**Problem to solve**
Across the entries below, how many lines contain the word "picture"? Give the number alone.

**Data for this task**
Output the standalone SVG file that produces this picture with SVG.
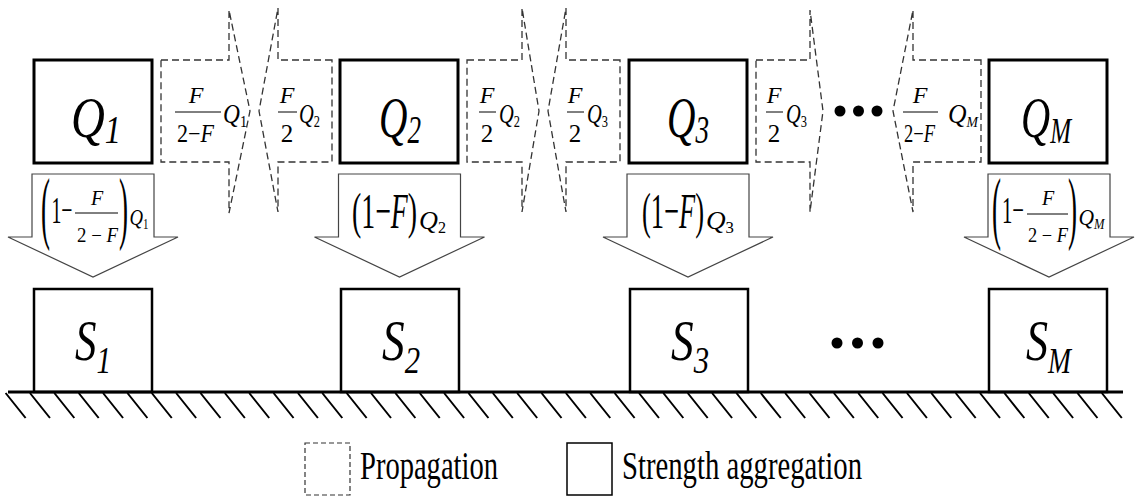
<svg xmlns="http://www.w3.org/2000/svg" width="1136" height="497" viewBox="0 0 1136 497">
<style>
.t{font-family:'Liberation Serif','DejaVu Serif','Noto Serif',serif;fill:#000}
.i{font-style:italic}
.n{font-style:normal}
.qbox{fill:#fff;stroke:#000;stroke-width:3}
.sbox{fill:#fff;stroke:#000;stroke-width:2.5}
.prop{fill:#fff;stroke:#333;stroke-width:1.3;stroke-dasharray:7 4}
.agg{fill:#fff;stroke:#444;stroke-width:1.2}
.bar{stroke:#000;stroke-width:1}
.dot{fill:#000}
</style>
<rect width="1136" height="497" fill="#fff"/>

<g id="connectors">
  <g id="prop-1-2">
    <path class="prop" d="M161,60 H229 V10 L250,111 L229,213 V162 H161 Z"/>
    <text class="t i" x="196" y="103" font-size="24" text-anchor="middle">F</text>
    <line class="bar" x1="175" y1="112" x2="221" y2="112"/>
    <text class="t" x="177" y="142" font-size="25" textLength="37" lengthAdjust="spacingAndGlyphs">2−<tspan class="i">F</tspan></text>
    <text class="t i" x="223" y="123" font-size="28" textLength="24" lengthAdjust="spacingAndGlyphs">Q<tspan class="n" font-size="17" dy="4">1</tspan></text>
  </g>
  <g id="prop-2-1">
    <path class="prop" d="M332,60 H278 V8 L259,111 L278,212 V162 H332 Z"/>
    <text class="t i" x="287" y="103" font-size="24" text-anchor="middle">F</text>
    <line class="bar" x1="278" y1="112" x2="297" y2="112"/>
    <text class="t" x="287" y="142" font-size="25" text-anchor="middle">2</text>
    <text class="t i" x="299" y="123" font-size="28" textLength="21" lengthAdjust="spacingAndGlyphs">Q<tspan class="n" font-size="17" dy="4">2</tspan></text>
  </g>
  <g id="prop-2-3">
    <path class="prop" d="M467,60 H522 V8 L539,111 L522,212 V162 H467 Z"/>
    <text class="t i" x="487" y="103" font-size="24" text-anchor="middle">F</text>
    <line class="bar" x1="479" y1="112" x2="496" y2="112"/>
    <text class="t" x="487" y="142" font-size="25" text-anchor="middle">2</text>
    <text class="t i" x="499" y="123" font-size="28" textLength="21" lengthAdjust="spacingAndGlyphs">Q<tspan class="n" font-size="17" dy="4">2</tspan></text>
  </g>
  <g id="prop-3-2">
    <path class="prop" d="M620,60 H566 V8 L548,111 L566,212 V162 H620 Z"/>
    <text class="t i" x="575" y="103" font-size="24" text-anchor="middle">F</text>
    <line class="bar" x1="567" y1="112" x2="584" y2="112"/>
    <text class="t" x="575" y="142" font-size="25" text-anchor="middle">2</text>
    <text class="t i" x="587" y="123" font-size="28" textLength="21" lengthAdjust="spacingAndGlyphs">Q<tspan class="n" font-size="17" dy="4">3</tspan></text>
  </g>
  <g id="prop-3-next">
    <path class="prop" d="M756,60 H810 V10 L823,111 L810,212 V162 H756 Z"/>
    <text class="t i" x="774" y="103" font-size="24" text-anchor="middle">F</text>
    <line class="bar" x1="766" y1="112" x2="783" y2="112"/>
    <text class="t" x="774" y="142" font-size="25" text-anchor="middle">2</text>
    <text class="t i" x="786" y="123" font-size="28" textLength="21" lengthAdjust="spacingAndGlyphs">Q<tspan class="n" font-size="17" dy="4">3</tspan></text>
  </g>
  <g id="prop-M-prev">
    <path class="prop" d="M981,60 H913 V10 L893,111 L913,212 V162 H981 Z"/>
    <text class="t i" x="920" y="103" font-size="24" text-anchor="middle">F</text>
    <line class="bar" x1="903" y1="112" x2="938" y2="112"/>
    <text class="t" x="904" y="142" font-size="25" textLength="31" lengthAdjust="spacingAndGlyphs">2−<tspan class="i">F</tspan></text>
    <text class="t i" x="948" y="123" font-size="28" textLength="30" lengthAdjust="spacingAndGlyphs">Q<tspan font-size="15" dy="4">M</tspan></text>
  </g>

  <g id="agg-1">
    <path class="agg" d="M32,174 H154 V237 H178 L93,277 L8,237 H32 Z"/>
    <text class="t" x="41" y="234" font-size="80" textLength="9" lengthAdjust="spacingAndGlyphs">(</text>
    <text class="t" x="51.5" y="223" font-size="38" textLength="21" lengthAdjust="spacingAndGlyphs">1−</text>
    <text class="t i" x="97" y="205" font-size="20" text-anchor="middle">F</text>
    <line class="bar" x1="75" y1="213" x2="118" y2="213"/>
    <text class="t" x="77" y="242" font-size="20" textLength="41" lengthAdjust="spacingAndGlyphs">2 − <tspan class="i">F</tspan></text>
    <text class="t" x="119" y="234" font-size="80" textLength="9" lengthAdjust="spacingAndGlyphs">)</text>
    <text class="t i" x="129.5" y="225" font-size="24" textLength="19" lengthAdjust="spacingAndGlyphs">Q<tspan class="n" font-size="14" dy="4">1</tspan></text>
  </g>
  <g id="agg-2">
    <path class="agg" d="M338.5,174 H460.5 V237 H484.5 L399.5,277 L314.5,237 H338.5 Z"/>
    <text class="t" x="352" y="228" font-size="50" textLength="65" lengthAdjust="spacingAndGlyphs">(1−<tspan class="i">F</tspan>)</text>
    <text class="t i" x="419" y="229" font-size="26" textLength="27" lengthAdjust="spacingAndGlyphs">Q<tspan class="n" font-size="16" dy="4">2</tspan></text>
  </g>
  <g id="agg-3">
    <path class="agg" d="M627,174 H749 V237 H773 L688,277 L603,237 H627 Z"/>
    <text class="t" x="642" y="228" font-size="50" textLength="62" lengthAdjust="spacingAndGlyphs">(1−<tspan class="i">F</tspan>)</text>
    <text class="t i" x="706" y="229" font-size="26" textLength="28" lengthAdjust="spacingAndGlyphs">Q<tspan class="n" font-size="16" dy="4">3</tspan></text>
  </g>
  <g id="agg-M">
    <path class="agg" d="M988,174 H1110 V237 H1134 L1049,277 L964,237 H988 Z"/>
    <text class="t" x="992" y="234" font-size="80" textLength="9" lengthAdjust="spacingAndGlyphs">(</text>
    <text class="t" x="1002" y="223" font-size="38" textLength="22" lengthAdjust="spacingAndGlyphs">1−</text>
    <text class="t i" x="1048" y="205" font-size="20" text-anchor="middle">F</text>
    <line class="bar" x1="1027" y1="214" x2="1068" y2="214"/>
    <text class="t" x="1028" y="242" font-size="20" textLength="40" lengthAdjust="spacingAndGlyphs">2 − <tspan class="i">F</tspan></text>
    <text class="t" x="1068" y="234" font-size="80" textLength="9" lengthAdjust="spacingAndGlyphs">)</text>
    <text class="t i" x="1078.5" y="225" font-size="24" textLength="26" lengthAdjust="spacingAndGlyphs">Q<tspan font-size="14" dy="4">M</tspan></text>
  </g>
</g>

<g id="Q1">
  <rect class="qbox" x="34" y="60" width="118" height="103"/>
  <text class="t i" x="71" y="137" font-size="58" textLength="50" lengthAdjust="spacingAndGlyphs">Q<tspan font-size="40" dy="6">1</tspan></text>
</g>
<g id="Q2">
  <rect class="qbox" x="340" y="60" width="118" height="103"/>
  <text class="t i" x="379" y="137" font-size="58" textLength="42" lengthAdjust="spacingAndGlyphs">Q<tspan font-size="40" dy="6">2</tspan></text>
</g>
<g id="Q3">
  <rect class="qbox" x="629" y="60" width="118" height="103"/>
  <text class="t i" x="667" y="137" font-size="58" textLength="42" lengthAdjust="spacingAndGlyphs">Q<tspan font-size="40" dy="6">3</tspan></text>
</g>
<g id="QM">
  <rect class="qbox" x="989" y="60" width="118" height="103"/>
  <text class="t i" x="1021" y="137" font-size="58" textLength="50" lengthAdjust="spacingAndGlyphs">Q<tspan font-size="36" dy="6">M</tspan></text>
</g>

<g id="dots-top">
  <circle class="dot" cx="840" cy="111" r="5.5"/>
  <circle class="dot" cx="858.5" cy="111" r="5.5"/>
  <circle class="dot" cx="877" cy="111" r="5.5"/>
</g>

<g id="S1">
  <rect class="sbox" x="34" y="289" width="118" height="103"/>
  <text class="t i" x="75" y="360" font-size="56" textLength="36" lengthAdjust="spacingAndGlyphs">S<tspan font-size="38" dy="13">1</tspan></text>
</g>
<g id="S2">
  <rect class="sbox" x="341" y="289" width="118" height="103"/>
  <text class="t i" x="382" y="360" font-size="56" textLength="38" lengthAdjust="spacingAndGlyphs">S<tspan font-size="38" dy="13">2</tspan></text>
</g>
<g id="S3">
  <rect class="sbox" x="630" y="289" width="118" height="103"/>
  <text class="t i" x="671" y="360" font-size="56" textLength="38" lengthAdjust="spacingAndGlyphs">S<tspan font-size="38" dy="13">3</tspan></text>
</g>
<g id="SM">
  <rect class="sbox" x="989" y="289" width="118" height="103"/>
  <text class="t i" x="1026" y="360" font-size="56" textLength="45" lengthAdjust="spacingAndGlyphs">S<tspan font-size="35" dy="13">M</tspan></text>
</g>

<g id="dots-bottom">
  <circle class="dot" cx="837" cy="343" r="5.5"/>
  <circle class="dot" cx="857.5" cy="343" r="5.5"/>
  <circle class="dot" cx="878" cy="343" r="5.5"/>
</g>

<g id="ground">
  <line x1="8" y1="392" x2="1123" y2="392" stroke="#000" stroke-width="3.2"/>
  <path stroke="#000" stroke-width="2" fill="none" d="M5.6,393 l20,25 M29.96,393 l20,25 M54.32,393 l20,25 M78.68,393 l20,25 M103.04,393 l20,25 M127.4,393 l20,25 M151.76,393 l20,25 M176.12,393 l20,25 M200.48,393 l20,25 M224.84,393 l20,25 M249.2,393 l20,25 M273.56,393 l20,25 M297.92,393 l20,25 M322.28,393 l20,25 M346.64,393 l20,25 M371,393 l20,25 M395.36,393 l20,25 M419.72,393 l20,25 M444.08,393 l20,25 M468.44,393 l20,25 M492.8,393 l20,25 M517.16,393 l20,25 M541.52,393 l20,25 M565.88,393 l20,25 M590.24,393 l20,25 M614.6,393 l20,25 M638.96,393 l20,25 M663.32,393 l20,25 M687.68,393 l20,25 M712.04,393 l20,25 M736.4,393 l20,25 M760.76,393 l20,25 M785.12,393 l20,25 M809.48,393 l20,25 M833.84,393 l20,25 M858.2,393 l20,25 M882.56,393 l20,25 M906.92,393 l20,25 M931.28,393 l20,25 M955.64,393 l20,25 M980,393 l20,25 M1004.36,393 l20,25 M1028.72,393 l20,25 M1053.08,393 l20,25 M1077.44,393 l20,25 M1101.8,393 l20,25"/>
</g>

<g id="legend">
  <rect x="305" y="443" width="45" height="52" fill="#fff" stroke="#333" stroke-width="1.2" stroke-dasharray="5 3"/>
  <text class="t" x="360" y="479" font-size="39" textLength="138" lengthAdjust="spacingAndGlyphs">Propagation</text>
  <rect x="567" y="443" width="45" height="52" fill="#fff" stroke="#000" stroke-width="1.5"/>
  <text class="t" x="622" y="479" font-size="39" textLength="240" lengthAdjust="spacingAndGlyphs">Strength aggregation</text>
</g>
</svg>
...
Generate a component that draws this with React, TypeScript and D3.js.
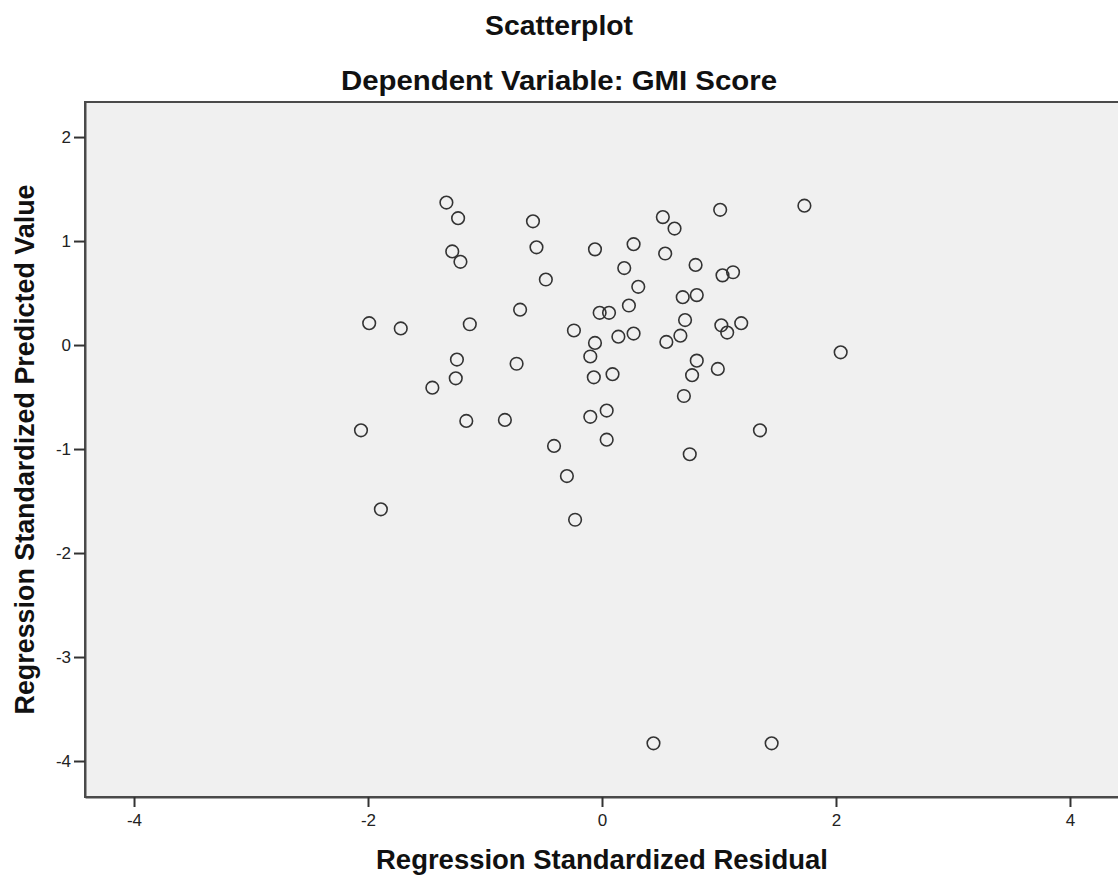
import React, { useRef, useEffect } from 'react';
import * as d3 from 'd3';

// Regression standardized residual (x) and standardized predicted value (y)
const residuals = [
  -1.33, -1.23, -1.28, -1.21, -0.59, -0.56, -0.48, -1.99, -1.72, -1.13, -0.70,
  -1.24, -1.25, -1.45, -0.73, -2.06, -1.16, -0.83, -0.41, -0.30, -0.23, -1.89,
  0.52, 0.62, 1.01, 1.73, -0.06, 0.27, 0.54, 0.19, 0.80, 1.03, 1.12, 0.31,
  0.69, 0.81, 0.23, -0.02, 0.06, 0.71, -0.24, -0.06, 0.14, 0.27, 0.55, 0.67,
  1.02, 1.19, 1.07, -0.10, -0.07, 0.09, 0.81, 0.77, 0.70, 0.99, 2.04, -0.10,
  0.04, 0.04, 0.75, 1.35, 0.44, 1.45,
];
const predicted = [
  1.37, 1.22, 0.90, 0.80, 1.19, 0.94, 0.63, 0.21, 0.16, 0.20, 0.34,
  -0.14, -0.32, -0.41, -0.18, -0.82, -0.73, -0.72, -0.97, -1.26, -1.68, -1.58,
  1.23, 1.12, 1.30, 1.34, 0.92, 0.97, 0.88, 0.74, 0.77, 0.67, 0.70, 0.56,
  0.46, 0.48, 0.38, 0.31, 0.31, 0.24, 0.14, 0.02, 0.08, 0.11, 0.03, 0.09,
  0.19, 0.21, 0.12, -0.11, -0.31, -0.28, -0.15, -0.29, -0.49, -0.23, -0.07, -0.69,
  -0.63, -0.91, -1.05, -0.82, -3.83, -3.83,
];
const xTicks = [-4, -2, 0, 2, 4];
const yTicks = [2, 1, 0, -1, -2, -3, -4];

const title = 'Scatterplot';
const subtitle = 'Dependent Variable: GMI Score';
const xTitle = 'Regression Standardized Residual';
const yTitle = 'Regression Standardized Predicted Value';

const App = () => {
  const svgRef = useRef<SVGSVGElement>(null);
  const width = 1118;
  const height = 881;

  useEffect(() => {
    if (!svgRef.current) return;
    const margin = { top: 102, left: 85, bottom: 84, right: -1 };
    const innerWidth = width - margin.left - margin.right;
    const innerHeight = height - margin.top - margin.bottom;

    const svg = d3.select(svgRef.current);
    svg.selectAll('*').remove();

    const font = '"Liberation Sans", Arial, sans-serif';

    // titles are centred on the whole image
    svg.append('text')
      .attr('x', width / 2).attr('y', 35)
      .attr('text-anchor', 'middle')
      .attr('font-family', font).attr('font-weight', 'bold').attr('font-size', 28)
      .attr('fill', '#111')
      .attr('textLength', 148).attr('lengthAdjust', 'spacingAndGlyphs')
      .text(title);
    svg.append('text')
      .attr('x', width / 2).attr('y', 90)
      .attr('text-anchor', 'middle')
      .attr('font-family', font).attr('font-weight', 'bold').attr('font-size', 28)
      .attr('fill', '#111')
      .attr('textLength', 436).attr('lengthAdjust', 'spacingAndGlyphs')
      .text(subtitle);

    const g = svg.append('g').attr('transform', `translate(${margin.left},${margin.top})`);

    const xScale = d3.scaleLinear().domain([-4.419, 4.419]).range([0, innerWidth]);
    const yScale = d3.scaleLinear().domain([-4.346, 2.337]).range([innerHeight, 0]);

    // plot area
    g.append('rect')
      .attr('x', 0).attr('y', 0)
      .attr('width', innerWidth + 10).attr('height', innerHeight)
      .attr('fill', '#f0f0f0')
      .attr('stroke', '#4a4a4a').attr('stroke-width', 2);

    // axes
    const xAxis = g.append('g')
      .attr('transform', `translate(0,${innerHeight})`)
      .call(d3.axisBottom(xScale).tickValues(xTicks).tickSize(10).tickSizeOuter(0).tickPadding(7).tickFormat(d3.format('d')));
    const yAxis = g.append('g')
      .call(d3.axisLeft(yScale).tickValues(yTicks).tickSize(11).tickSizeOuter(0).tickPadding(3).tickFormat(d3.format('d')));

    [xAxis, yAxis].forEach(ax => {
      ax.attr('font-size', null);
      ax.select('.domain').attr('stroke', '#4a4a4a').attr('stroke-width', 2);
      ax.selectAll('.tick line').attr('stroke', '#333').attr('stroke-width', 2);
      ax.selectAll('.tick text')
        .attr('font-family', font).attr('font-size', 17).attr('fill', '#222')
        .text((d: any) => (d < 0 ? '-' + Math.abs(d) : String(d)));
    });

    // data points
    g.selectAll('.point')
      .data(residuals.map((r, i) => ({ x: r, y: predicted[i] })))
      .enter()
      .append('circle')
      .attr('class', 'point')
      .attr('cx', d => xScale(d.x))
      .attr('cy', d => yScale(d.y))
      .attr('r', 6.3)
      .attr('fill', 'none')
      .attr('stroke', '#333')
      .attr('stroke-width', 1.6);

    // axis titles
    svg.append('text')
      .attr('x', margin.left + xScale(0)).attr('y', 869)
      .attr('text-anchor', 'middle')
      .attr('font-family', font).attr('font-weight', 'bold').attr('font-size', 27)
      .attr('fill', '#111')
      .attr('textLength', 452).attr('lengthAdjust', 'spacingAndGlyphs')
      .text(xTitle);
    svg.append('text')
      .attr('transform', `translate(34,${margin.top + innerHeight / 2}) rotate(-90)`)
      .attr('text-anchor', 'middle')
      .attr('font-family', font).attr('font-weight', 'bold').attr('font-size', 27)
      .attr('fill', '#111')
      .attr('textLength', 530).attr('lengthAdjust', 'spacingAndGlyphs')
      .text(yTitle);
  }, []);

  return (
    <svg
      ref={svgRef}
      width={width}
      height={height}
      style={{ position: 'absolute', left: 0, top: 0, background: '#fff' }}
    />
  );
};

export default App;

**Result for this exercise**
1